• DATASET EXCERPT
◇ ◇ ◇ ◇
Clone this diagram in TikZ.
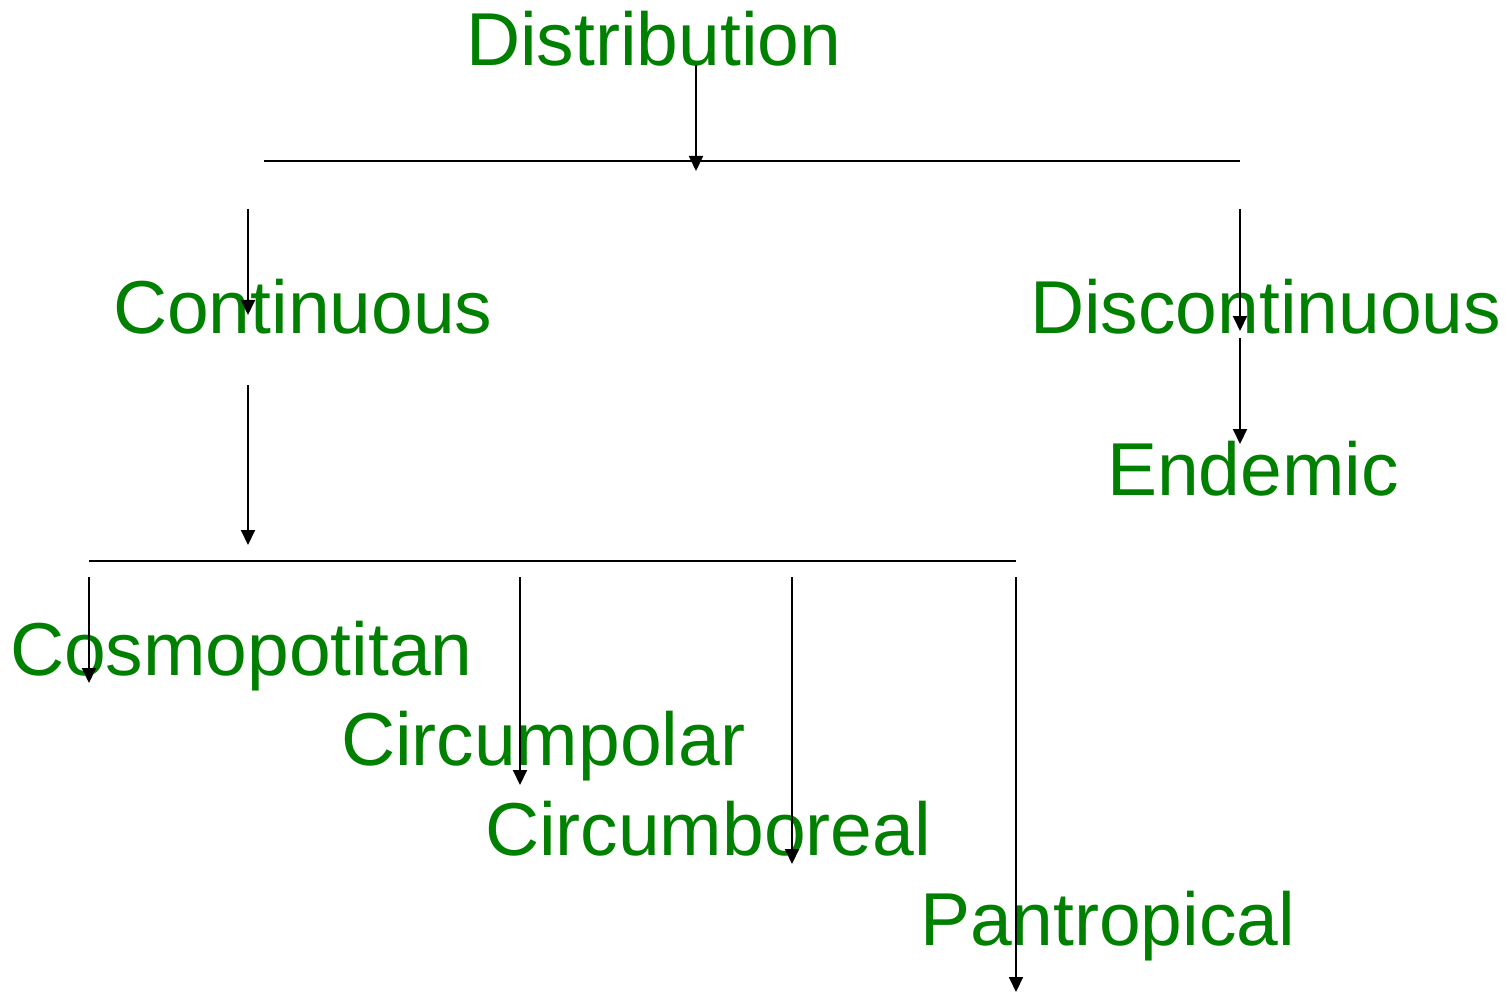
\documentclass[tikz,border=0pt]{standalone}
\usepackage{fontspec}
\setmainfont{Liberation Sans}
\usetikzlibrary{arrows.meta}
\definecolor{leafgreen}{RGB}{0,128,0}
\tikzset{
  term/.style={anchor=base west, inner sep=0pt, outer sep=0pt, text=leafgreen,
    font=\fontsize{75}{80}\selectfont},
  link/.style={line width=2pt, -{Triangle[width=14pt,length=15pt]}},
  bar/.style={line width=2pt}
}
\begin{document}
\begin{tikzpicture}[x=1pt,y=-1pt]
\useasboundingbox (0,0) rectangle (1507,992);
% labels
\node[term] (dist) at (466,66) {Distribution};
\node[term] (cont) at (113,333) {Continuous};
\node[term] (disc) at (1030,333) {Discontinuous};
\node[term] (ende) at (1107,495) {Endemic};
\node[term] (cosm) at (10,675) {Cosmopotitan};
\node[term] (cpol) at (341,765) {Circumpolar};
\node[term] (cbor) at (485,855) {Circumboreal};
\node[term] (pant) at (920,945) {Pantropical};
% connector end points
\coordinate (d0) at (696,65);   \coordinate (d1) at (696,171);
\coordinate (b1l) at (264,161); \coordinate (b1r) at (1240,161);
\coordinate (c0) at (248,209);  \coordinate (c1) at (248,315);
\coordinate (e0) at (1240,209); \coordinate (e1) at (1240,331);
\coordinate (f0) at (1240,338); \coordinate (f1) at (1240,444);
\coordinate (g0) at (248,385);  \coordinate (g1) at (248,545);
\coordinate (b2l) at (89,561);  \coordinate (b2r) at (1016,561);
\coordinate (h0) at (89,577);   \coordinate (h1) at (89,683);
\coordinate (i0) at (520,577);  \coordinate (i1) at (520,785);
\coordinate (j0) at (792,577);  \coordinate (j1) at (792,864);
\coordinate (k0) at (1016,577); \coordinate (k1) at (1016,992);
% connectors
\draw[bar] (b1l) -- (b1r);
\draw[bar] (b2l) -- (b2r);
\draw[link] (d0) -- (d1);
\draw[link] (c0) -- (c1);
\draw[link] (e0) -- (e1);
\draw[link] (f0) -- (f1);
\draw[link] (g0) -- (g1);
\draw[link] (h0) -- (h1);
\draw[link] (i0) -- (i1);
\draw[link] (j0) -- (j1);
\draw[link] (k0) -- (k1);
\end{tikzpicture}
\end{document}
◇ ◇ ◇ ◇
• INSTRUCTIONS TO FOLLOW
The pictures should not be reproduced; quote all of the other material exactly.

• RESULT FOR THIS TASK
Clone this diagram in TikZ.
\documentclass[tikz,border=0pt]{standalone}
\usepackage{fontspec}
\setmainfont{Liberation Sans}
\usetikzlibrary{arrows.meta}
\definecolor{leafgreen}{RGB}{0,128,0}
\tikzset{
  term/.style={anchor=base west, inner sep=0pt, outer sep=0pt, text=leafgreen,
    font=\fontsize{75}{80}\selectfont},
  link/.style={line width=2pt, -{Triangle[width=14pt,length=15pt]}},
  bar/.style={line width=2pt}
}
\begin{document}
\begin{tikzpicture}[x=1pt,y=-1pt]
\useasboundingbox (0,0) rectangle (1507,992);
% labels
\node[term] (dist) at (466,66) {Distribution};
\node[term] (cont) at (113,333) {Continuous};
\node[term] (disc) at (1030,333) {Discontinuous};
\node[term] (ende) at (1107,495) {Endemic};
\node[term] (cosm) at (10,675) {Cosmopotitan};
\node[term] (cpol) at (341,765) {Circumpolar};
\node[term] (cbor) at (485,855) {Circumboreal};
\node[term] (pant) at (920,945) {Pantropical};
% connector end points
\coordinate (d0) at (696,65);   \coordinate (d1) at (696,171);
\coordinate (b1l) at (264,161); \coordinate (b1r) at (1240,161);
\coordinate (c0) at (248,209);  \coordinate (c1) at (248,315);
\coordinate (e0) at (1240,209); \coordinate (e1) at (1240,331);
\coordinate (f0) at (1240,338); \coordinate (f1) at (1240,444);
\coordinate (g0) at (248,385);  \coordinate (g1) at (248,545);
\coordinate (b2l) at (89,561);  \coordinate (b2r) at (1016,561);
\coordinate (h0) at (89,577);   \coordinate (h1) at (89,683);
\coordinate (i0) at (520,577);  \coordinate (i1) at (520,785);
\coordinate (j0) at (792,577);  \coordinate (j1) at (792,864);
\coordinate (k0) at (1016,577); \coordinate (k1) at (1016,992);
% connectors
\draw[bar] (b1l) -- (b1r);
\draw[bar] (b2l) -- (b2r);
\draw[link] (d0) -- (d1);
\draw[link] (c0) -- (c1);
\draw[link] (e0) -- (e1);
\draw[link] (f0) -- (f1);
\draw[link] (g0) -- (g1);
\draw[link] (h0) -- (h1);
\draw[link] (i0) -- (i1);
\draw[link] (j0) -- (j1);
\draw[link] (k0) -- (k1);
\end{tikzpicture}
\end{document}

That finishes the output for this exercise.